Work to be completed |
Extract, unchanged, each line of the listing below from its first line through the line that contains "const data = categories.map((name, i)", inclusive, and nothing else.

▽

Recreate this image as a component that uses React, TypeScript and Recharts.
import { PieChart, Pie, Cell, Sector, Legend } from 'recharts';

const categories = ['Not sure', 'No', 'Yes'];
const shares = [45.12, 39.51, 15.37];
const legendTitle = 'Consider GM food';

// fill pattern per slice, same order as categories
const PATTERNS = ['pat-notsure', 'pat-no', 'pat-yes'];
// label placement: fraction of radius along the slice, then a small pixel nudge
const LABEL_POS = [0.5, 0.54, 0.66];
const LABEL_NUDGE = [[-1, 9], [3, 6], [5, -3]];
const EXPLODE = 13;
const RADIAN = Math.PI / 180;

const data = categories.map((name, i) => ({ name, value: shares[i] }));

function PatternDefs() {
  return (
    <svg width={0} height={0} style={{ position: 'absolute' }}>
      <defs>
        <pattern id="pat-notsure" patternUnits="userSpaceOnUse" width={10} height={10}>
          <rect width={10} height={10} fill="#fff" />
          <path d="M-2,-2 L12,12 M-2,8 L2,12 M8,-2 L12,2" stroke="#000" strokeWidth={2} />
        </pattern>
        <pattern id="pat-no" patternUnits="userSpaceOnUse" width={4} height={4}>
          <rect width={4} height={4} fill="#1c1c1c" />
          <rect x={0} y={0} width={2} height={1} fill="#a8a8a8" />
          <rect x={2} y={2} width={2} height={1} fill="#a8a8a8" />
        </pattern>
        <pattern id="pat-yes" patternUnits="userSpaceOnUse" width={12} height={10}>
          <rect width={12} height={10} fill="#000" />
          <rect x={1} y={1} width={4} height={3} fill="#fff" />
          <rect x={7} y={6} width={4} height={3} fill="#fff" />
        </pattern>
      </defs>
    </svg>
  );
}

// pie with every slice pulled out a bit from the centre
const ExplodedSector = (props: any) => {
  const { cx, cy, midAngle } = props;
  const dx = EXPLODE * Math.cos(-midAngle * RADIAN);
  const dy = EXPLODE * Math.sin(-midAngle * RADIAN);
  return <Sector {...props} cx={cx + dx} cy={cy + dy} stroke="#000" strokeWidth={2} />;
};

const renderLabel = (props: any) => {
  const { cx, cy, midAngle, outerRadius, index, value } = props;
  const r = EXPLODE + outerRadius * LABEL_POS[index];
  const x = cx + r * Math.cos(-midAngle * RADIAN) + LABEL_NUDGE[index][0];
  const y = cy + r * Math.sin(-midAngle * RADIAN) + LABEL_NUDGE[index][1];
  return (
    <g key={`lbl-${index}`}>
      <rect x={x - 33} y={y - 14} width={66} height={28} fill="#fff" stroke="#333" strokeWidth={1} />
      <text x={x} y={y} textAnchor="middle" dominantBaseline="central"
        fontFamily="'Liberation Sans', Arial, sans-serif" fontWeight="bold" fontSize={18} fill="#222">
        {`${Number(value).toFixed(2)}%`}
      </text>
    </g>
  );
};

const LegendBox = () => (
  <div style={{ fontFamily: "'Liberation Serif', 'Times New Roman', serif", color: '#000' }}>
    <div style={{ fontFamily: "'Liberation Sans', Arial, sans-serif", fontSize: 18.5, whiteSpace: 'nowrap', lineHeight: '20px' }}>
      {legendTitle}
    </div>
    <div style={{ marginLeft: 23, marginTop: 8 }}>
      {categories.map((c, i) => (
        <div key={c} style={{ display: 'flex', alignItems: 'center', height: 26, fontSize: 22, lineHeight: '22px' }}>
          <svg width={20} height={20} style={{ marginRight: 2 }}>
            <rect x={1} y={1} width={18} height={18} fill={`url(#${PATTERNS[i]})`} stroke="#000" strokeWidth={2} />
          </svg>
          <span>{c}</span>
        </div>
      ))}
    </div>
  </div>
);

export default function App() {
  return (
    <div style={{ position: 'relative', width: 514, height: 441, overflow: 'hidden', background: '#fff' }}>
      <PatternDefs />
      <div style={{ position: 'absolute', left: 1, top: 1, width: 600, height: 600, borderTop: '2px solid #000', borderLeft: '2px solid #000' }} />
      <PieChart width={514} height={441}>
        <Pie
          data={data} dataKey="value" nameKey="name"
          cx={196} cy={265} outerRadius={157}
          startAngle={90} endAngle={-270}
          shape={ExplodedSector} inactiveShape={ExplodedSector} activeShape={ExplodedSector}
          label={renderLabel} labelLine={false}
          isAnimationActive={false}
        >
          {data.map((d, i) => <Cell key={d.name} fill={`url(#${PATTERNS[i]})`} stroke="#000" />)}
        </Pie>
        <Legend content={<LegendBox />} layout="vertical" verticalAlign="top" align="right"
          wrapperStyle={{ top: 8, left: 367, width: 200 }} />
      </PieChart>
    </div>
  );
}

△

Result of this exercise |
Recreate this image as a component that uses React, TypeScript and Recharts.
import { PieChart, Pie, Cell, Sector, Legend } from 'recharts';

const categories = ['Not sure', 'No', 'Yes'];
const shares = [45.12, 39.51, 15.37];
const legendTitle = 'Consider GM food';

// fill pattern per slice, same order as categories
const PATTERNS = ['pat-notsure', 'pat-no', 'pat-yes'];
// label placement: fraction of radius along the slice, then a small pixel nudge
const LABEL_POS = [0.5, 0.54, 0.66];
const LABEL_NUDGE = [[-1, 9], [3, 6], [5, -3]];
const EXPLODE = 13;
const RADIAN = Math.PI / 180;

const data = categories.map((name, i) => ({ name, value: shares[i] }));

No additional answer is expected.